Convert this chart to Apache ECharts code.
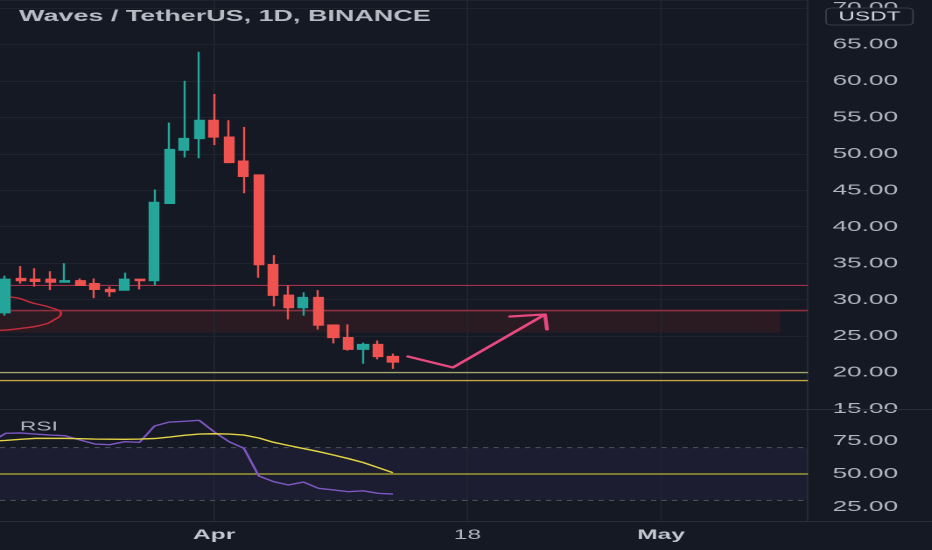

---

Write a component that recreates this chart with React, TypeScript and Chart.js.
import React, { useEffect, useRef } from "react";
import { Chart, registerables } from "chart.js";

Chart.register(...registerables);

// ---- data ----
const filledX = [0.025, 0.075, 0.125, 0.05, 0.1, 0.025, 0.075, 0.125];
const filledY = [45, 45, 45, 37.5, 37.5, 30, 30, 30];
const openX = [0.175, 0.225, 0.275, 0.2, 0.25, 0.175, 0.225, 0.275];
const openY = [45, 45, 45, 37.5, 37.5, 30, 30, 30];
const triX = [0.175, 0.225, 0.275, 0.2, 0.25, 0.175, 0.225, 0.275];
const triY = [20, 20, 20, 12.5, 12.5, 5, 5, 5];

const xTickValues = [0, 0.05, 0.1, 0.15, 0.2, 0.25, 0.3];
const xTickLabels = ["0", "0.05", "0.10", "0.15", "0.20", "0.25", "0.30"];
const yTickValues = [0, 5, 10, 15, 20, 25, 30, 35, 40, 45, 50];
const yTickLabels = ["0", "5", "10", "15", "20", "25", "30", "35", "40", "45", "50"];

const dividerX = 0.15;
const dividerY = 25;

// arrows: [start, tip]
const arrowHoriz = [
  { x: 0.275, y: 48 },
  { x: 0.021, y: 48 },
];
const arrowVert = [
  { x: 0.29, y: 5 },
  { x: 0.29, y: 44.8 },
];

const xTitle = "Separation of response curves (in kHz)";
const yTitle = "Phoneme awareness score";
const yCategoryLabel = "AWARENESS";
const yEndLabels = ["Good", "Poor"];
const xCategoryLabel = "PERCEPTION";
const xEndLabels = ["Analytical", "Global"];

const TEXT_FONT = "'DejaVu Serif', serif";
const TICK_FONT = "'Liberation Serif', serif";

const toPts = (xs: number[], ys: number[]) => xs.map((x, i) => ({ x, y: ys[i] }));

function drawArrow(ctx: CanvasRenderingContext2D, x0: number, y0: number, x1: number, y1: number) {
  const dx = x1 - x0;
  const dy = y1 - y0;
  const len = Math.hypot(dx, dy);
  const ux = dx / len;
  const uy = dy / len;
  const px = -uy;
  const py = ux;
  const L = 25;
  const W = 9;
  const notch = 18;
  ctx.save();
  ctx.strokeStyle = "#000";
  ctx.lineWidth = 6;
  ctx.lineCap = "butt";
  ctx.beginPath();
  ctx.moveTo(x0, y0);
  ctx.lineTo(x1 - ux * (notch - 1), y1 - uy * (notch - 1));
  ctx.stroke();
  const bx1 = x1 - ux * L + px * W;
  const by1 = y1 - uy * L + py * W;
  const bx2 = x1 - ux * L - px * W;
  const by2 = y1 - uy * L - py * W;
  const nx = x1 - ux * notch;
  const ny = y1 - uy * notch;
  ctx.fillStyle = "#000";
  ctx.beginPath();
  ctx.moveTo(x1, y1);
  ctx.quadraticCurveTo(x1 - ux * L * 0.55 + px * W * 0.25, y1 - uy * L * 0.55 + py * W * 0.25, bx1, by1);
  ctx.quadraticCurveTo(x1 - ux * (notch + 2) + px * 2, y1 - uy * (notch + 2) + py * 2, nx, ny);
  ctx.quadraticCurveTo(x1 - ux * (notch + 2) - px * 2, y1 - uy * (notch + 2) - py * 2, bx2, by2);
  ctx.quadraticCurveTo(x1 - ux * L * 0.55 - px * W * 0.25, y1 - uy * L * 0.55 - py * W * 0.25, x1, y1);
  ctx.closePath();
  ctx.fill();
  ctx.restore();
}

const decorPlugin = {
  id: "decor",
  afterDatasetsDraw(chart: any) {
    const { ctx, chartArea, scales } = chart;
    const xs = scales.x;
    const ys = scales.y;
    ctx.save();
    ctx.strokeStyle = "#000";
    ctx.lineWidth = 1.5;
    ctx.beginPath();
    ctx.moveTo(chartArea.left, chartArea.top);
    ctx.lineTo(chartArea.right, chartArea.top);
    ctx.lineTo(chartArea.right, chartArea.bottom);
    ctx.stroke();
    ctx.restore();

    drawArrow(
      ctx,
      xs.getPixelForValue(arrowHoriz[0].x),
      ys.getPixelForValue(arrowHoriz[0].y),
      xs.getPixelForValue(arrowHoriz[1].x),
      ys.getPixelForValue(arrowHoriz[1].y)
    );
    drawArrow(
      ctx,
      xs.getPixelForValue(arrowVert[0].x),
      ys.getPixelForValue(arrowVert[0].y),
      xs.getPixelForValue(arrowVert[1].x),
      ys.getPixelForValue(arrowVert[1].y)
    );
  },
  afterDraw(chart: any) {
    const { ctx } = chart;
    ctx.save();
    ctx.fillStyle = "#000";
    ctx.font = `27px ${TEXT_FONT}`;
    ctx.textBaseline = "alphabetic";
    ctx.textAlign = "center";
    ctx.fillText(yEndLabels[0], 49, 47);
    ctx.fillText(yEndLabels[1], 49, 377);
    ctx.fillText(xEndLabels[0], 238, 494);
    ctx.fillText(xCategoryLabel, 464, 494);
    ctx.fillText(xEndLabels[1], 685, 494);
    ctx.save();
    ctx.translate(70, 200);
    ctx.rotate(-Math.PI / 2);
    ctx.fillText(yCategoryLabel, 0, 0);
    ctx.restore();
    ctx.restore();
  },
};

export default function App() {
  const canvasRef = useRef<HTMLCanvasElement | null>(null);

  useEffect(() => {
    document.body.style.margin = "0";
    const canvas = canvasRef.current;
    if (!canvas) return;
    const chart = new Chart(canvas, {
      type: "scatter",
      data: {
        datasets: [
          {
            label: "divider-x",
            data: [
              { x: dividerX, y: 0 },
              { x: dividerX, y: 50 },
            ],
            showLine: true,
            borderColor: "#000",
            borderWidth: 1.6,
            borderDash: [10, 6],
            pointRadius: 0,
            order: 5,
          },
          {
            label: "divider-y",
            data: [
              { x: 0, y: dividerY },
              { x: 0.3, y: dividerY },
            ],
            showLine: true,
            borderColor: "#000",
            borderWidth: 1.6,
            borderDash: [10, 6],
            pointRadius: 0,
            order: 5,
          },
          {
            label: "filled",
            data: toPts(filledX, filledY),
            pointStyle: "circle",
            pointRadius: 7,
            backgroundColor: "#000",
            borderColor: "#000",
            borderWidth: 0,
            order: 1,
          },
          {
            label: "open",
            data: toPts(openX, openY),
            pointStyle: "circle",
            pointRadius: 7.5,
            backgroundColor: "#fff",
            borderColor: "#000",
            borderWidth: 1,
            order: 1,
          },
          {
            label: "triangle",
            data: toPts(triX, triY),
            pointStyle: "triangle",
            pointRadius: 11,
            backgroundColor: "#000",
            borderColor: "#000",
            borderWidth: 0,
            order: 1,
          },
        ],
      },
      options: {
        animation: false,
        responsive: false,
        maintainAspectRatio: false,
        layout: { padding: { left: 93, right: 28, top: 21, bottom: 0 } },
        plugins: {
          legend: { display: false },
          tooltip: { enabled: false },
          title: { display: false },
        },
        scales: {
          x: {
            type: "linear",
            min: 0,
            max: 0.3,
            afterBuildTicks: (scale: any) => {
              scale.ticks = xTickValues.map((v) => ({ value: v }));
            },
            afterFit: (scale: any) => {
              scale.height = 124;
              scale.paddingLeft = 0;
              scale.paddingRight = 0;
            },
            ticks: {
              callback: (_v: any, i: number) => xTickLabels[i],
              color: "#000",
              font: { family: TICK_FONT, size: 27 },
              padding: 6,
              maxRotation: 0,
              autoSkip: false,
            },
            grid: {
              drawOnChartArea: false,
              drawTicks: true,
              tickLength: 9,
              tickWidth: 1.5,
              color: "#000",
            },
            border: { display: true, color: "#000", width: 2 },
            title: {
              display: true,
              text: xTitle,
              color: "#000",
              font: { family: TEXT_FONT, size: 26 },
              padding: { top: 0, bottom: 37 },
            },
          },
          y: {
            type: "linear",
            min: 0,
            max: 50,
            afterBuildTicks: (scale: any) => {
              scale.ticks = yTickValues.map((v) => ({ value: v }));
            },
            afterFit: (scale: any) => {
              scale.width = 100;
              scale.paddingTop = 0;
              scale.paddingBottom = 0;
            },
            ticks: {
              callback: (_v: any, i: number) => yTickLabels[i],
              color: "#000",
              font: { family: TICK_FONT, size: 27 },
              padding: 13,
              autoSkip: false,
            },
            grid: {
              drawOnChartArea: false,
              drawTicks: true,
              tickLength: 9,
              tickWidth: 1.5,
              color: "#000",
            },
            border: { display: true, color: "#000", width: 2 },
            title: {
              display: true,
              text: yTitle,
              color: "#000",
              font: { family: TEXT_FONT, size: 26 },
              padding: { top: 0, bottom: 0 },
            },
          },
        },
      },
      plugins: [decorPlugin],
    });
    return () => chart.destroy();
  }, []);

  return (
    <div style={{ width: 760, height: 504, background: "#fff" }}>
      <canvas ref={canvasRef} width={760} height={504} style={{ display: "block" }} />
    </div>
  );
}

--

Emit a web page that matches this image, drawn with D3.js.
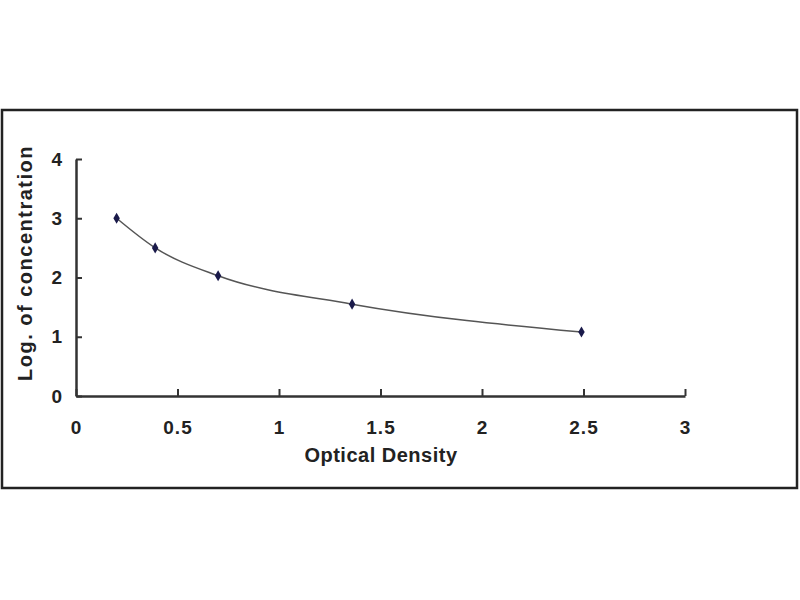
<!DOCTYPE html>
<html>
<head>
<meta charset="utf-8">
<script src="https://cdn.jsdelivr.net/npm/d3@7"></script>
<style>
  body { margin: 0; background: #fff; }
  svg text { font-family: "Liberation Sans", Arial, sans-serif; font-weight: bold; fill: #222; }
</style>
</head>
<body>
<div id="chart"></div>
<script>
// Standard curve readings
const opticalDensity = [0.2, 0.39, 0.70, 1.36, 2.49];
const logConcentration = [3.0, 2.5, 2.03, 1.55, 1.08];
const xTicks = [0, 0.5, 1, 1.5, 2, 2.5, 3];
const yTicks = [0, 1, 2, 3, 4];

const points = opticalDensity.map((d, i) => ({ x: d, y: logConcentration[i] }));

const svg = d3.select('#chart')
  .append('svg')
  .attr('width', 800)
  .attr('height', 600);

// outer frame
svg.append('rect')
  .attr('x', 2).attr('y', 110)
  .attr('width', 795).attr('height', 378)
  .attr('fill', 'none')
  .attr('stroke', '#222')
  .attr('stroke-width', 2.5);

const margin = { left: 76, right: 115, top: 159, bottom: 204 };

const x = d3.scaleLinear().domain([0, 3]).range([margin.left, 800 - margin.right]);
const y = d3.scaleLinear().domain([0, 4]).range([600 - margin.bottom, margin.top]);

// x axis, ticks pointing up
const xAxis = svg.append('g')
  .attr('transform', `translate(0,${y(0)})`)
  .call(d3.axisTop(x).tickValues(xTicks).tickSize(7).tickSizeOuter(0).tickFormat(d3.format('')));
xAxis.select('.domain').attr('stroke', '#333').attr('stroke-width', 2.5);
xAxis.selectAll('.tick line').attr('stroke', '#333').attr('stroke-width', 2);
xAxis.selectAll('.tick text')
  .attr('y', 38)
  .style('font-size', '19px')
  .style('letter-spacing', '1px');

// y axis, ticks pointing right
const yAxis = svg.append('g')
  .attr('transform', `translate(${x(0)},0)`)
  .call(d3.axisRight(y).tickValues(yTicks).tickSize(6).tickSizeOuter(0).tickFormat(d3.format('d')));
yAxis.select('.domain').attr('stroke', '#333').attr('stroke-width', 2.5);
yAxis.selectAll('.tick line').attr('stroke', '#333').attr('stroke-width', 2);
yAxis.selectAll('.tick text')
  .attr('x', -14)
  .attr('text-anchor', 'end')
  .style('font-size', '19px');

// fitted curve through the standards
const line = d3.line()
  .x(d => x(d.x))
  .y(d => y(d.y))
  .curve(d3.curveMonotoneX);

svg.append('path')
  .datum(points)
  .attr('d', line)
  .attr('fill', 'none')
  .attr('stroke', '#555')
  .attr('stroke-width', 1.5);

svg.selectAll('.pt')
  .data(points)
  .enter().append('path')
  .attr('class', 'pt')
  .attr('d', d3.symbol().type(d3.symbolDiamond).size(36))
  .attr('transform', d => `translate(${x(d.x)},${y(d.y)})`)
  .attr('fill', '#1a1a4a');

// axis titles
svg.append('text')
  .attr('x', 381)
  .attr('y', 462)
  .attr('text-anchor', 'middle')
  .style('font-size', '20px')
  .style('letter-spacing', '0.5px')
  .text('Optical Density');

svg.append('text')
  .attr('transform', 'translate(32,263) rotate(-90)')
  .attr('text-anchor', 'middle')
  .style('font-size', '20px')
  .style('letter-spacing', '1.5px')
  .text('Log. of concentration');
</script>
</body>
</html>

Task to carry out - Starting at the line that contains "Write a component" and ending at the line that contains "const toPts = (xs: number[], ys: number[])", retype each line exactly; omit everything outside that range.

Finished task -
Write a component that recreates this chart with React, TypeScript and Chart.js.
import React, { useEffect, useRef } from "react";
import { Chart, registerables } from "chart.js";

Chart.register(...registerables);

// ---- data ----
const filledX = [0.025, 0.075, 0.125, 0.05, 0.1, 0.025, 0.075, 0.125];
const filledY = [45, 45, 45, 37.5, 37.5, 30, 30, 30];
const openX = [0.175, 0.225, 0.275, 0.2, 0.25, 0.175, 0.225, 0.275];
const openY = [45, 45, 45, 37.5, 37.5, 30, 30, 30];
const triX = [0.175, 0.225, 0.275, 0.2, 0.25, 0.175, 0.225, 0.275];
const triY = [20, 20, 20, 12.5, 12.5, 5, 5, 5];

const xTickValues = [0, 0.05, 0.1, 0.15, 0.2, 0.25, 0.3];
const xTickLabels = ["0", "0.05", "0.10", "0.15", "0.20", "0.25", "0.30"];
const yTickValues = [0, 5, 10, 15, 20, 25, 30, 35, 40, 45, 50];
const yTickLabels = ["0", "5", "10", "15", "20", "25", "30", "35", "40", "45", "50"];

const dividerX = 0.15;
const dividerY = 25;

// arrows: [start, tip]
const arrowHoriz = [
  { x: 0.275, y: 48 },
  { x: 0.021, y: 48 },
];
const arrowVert = [
  { x: 0.29, y: 5 },
  { x: 0.29, y: 44.8 },
];

const xTitle = "Separation of response curves (in kHz)";
const yTitle = "Phoneme awareness score";
const yCategoryLabel = "AWARENESS";
const yEndLabels = ["Good", "Poor"];
const xCategoryLabel = "PERCEPTION";
const xEndLabels = ["Analytical", "Global"];

const TEXT_FONT = "'DejaVu Serif', serif";
const TICK_FONT = "'Liberation Serif', serif";

const toPts = (xs: number[], ys: number[]) => xs.map((x, i) => ({ x, y: ys[i] }));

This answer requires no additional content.